Critics are now saying that Oberlin College should clarify who paid for the professorship for someone with such a record and charges.
Accusations of involvement in “enforced disappearance”
The human rights organization Justice for Iran earlier sent a letter to the head of Oberlin College calling for the university to take appropriate action against Mohammad Jafar Mahallati because of his role in “hiding the killings” of thousands of political prisoners in 1988, asserting that Mahallati, “could be charged with being a deputy in the crime of enforced disappearance.”
Mahallati is accused of hiding and justifying the widespread executions of political prisoners in Iran in 1988. In the summer of that year, a large number of political prisoners who had previously been sentenced to long prison terms in kangaroo courts were subjected to the questioning regarding their beliefs behind closed doors by a commission and later executed without due process. Their bodies were hastily buried in unmarked mass graves. According to experts from the United Nations and other human rights organizations, systematic killing is a crime against humanity.
After the massacre, the Islamic Republic launched a large-scale campaign to conceal this crime both domestically and internationally.
According to the families of some of the victims, Mahallati, who was based in New York at the time as Iran’s ambassador to the UN, was one of the regime’s most influential figures in advancing this international coverup campaign.
Time for change
Despite the serious accusations of committing crimes against humanity, Mahallati has resided in North America after completing his official service as a representative of the Islamic Republic and has since studied and taught at universities in Canada and the United States.

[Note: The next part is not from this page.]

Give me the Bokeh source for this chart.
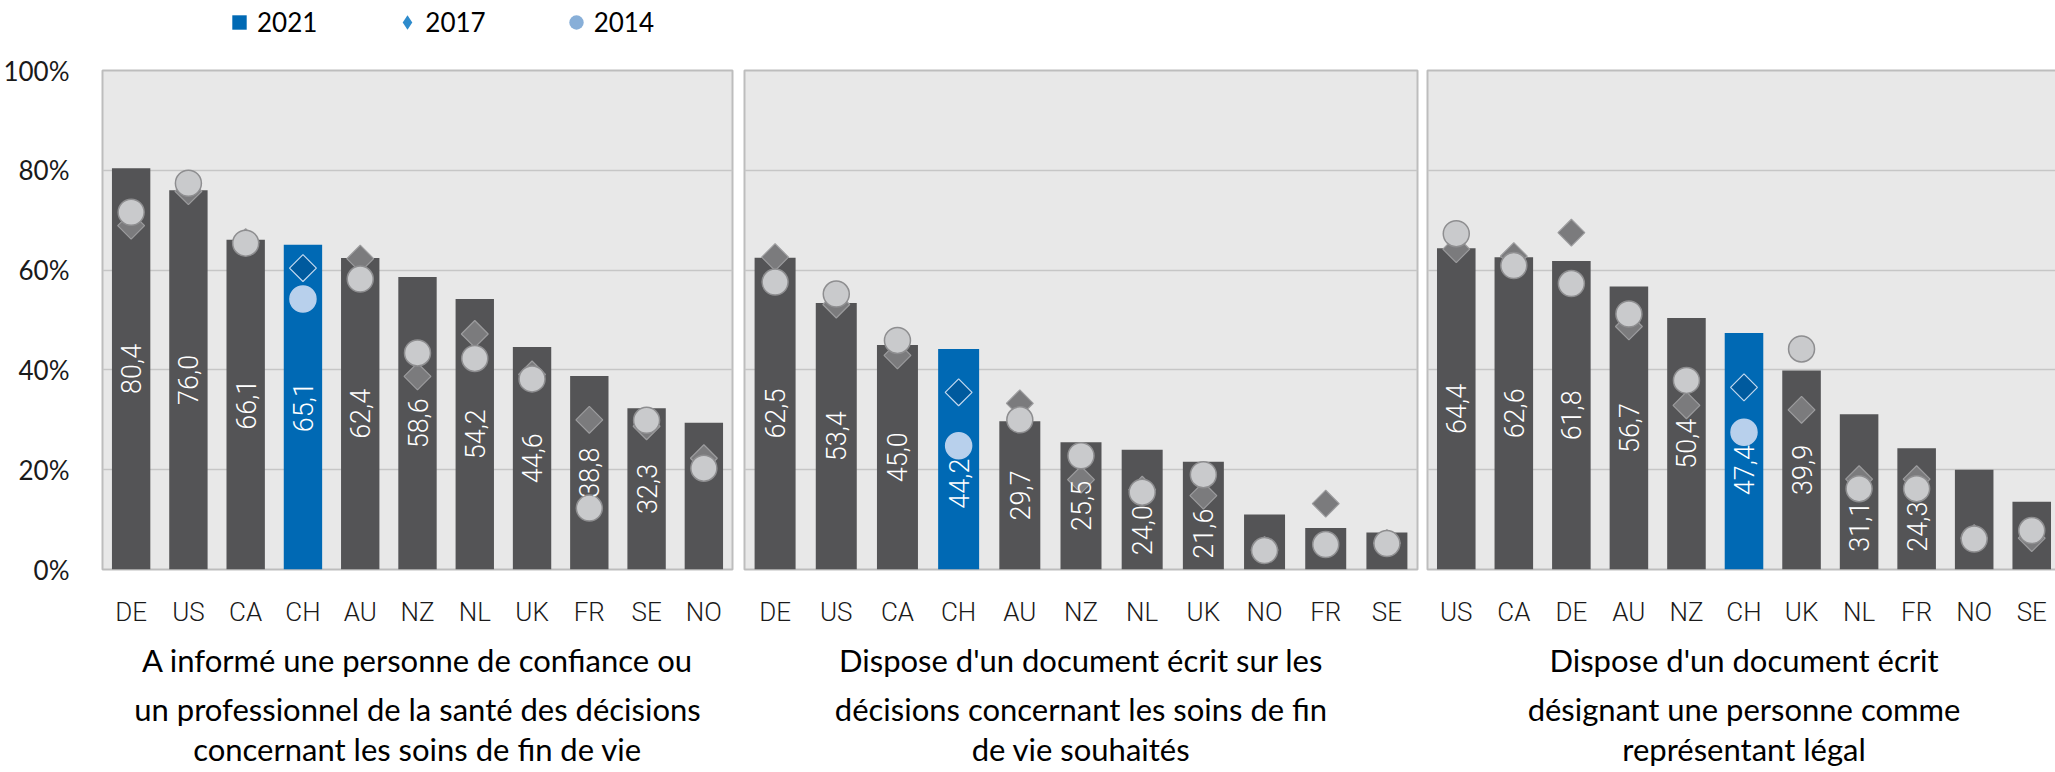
import numpy as np
from bokeh.plotting import figure
from bokeh.models import (ColumnDataSource, Range1d, FactorRange, FixedTicker,
                          PrintfTickFormatter, Title, Legend, LegendItem)
from bokeh.layouts import row, column
from bokeh.embed import file_html
from bokeh.resources import INLINE
from bokeh.core.properties import value

# ---------------- data ----------------
SERIES = ["2021", "2017", "2014"]
Y_TICKS = [0, 20, 40, 60, 80, 100]
HIGHLIGHT = "CH"

p1_countries = ["DE", "US", "CA", "CH", "AU", "NZ", "NL", "UK", "FR", "SE", "NO"]
p1_2021 = [80.4, 76.0, 66.1, 65.1, 62.4, 58.6, 54.2, 44.6, 38.8, 32.3, 29.4]
p1_2017 = [68.9, 75.8, 65.6, 60.4, 62.3, 38.7, 47.2, 39.1, 30.0, 28.7, 22.3]
p1_2014 = [71.6, 77.4, 65.4, 54.2, 58.2, 43.4, 42.3, 38.2, 12.3, 29.9, 20.3]
p1_title = ["A informé une personne de confiance ou",
            "un professionnel de la santé des décisions",
            "concernant les soins de fin de vie"]

p2_countries = ["DE", "US", "CA", "CH", "AU", "NZ", "NL", "UK", "NO", "FR", "SE"]
p2_2021 = [62.5, 53.4, 45.0, 44.2, 29.7, 25.5, 24.0, 21.6, 11.0, 8.3, 7.4]
p2_2017 = [62.6, 53.1, 42.9, 35.5, 33.3, 18.0, 16.0, 14.8, 3.9, 13.2, 5.3]
p2_2014 = [57.6, 55.2, 45.9, 24.8, 30.0, 22.8, 15.5, 19.0, 3.8, 5.0, 5.2]
p2_title = ["Dispose d'un document écrit sur les",
            "décisions concernant les soins de fin",
            "de vie souhaités"]

p3_countries = ["US", "CA", "DE", "AU", "NZ", "CH", "UK", "NL", "FR", "NO", "SE"]
p3_2021 = [64.4, 62.6, 61.8, 56.7, 50.4, 47.4, 39.9, 31.1, 24.3, 20.0, 13.6]
p3_2017 = [64.2, 62.8, 67.5, 48.7, 32.9, 36.5, 32.0, 18.1, 18.1, 6.3, 6.3]
p3_2014 = [67.3, 60.9, 57.3, 51.2, 37.9, 27.5, 44.2, 16.2, 16.2, 6.1, 7.8]
p3_title = ["Dispose d'un document écrit",
            "désignant une personne comme",
            "représentant légal"]

# ---------------- styles ----------------
BAR = "#545456"
BAR_HL = "#0069b4"
DIA = "#7b7b7d"
DIA_LINE = "#9c9c9e"
DIA_HL = "#005a9e"
DIA_HL_LINE = "#c4daf0"
CIR = "#c9cacc"
CIR_LINE = "#8e8e90"
CIR_HL = "#b8d0ec"
LEG_COLORS = ["#0069b4", "#2e8bcc", "#88afd8"]
PANEL_BG = "#e8e8e8"
LABEL_FONT = "Lato"
TICK_FONT = "Roboto Light, Roboto"
LABEL_HALF = 5.0     # half length of a vertical value label, in % units
MARK_R = 2.6         # marker radius, in % units
LEGEND_H = 40


def fmt(v):
    return ("%.1f" % v).replace(".", ",")


def label_pos(v, m1, m2):
    y = v / 2.0
    inside = [m for m in (m1, m2) if abs(m - y) < LABEL_HALF]
    if inside:
        y = min(m1, m2) - MARK_R - LABEL_HALF
    return y


def make_panel(countries, v21, v17, v14, title_lines, frame_w, left, right, show_y):
    hl = [c == HIGHLIGHT for c in countries]
    src = ColumnDataSource(dict(
        x=countries, v21=v21, v17=v17, v14=v14,
        bar_color=[BAR_HL if h else BAR for h in hl],
        d_fill=[DIA_HL if h else DIA for h in hl],
        d_line=[DIA_HL_LINE if h else DIA_LINE for h in hl],
        c_fill=[CIR_HL if h else CIR for h in hl],
        c_line=[CIR_HL if h else CIR_LINE for h in hl],
        label=[fmt(v) if (v >= 20.5 and c != "NO") else "" for c, v in zip(countries, v21)],
        label_y=[label_pos(a, b, c) for a, b, c in zip(v21, v17, v14)],
    ))
    p = figure(x_range=FactorRange(*countries), y_range=Range1d(0, 100),
               frame_width=frame_w, frame_height=499,
               min_border_left=left, min_border_right=right,
               min_border_top=70 - LEGEND_H, min_border_bottom=0,
               output_backend="svg", toolbar_location=None,
               y_axis_location="left" if show_y else None,
               background_fill_color=PANEL_BG, border_fill_color="white",
               outline_line_color="#bdbdbd", outline_line_width=2)
    p.x_range.range_padding = 0
    p.vbar(x="x", top="v21", width=0.67, fill_color="bar_color", line_color=None, source=src)
    p.scatter(x="x", y="v17", marker="square", angle=np.pi / 4, size=19,
              fill_color="d_fill", line_color="d_line", line_width=1.2, source=src)
    p.scatter(x="x", y="v14", marker="circle", size=26,
              fill_color="c_fill", line_color="c_line", line_width=1.5, source=src)
    p.text(x="x", y="label_y", text="label", angle=np.pi / 2, text_align="center",
           text_baseline="middle", text_color="white", text_font=value(TICK_FONT),
           text_font_size="27px", source=src)

    p.xgrid.visible = False
    p.ygrid.ticker = FixedTicker(ticks=Y_TICKS)
    p.ygrid.grid_line_color = "#c6c6c6"
    p.ygrid.grid_line_width = 1.5

    p.xaxis.axis_line_color = None
    p.xaxis.major_tick_line_color = None
    p.xaxis.minor_tick_line_color = None
    p.xaxis.major_label_text_font = TICK_FONT
    p.xaxis.major_label_text_font_size = "26px"
    p.xaxis.major_label_text_color = "#1a1a1a"
    p.xaxis.major_label_standoff = 21

    if show_y:
        p.yaxis.ticker = FixedTicker(ticks=Y_TICKS)
        p.yaxis.formatter = PrintfTickFormatter(format="%d%%")
        p.yaxis.axis_line_color = None
        p.yaxis.major_tick_line_color = None
        p.yaxis.minor_tick_line_color = None
        p.yaxis.major_label_text_font = LABEL_FONT
        p.yaxis.major_label_text_font_size = "26px"
        p.yaxis.major_label_text_color = "#1a1a1a"
        p.yaxis.major_label_standoff = 27

    for i, line in enumerate(title_lines):
        t = Title(text=line, align="center", text_font=LABEL_FONT,
                  text_font_size="31px", text_font_style="normal",
                  text_color="black", standoff=0 if i else 18, offset=0)
        p.add_layout(t, "below")
    return p


p1 = make_panel(p1_countries, p1_2021, p1_2017, p1_2014, p1_title, 630, 97, 6, True)
p2 = make_panel(p2_countries, p2_2021, p2_2017, p2_2014, p2_title, 673, 6, 5, False)
p3 = make_panel(p3_countries, p3_2021, p3_2017, p3_2014, p3_title, 633, 5, 0, False)

# ---------------- legend (own strip above the panels) ----------------
lg = figure(width=2055, height=LEGEND_H, x_range=Range1d(0, 1), y_range=Range1d(0, 1),
            output_backend="svg", toolbar_location=None, min_border=0,
            x_axis_location=None, y_axis_location=None, outline_line_color=None,
            background_fill_color="white", border_fill_color="white")
lg.xgrid.visible = False
lg.ygrid.visible = False
leg_src = ColumnDataSource(dict(x=[-5], y=[-5]))
r21 = lg.scatter("x", "y", marker="square", size=14, fill_color=LEG_COLORS[0],
                 line_color=None, source=leg_src)
r17 = lg.scatter("x", "y", marker="diamond", size=14,
                 fill_color=LEG_COLORS[1], line_color=None, source=leg_src)
r14 = lg.scatter("x", "y", marker="circle", size=14, fill_color=LEG_COLORS[2],
                 line_color=None, source=leg_src)
legend = Legend(items=[LegendItem(label=SERIES[0], renderers=[r21]),
                       LegendItem(label=SERIES[1], renderers=[r17]),
                       LegendItem(label=SERIES[2], renderers=[r14])],
                orientation="horizontal", location=(221, 0),
                glyph_width=36, glyph_height=36, label_standoff=0, spacing=72,
                padding=0, margin=0, border_line_color=None,
                background_fill_alpha=0, label_text_font=LABEL_FONT,
                label_text_font_size="26px", label_text_color="black",
                label_height=36)
lg.add_layout(legend)

layout = column(lg, row(p1, p2, p3))
open("out.html", "w").write(file_html(layout, INLINE))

Mahallati is currently a Professor of Religions and serves as the Nancy Schrom Dye Chair of Middle East and North African Studies at Oberlin College, Ohio, USA, where he has been dubbed the “professor of peace.”
“This incredible scenario is just like the stories of George Orwell,” Lawdan Bazargan said. “How can a criminal with a service record in the Ministry of Foreign Affairs of a repressive regime, and his role as its diplomat in the United Nations, who is tainted with so much crime and bloodshed be called a professor of “peace and friendship?”
Observers said that Mahallati, like many pro-Islamic Republic academics, is using his positions in Oberlin college and the credibility and relationships he has gained to advance the Islamic Republic’s goals and prevent further international sanctions against Iran’s regime.
Xiyue Wang, a Chinese-American researcher who was imprisoned in Iran as a hostage from 2016 to 2019 and released after the Trump administration put pressure on the Islamic Republic, told Al Arabiya Farsi, “I am glad that Mohammad Jafar Mahallati of Oberlin College is being investigated for his role in covering up the 1988 Massacre by the Iranian regime.”
“Academic institutions are places of learning,” Wang added.
Under the levy of “academic freedom,” academic institutions in our country should not give members of the Iranian regime a platform to support this regime. “I hope similar scrutiny will be carried out on other regime promoters on American campuses, such as Hossein Mousavian.”
Mahallati has also been accused of antisemitism and anti-Baha’i sentiments.
“Sadly, America’s higher education system has become a safe haven for vicious anti-Semites or even people accused of crimes against humanity such as Professor Mahallati at Oberlin College and many others throughout the country. These individuals should not be given safe haven at the institutions tasked with shaping the minds of the next generation of leadership in America,” Bryan E. Leib, executive director of the group Iranian-Americans for Freedom, told Al-Arabiya Farsi.
Al Arabiya Farsi reached out to Oberlin College officials for this report but all requests relating to Mahallati were ignored. Phone calls and emails sent to Mahallati were likewise left unanswered.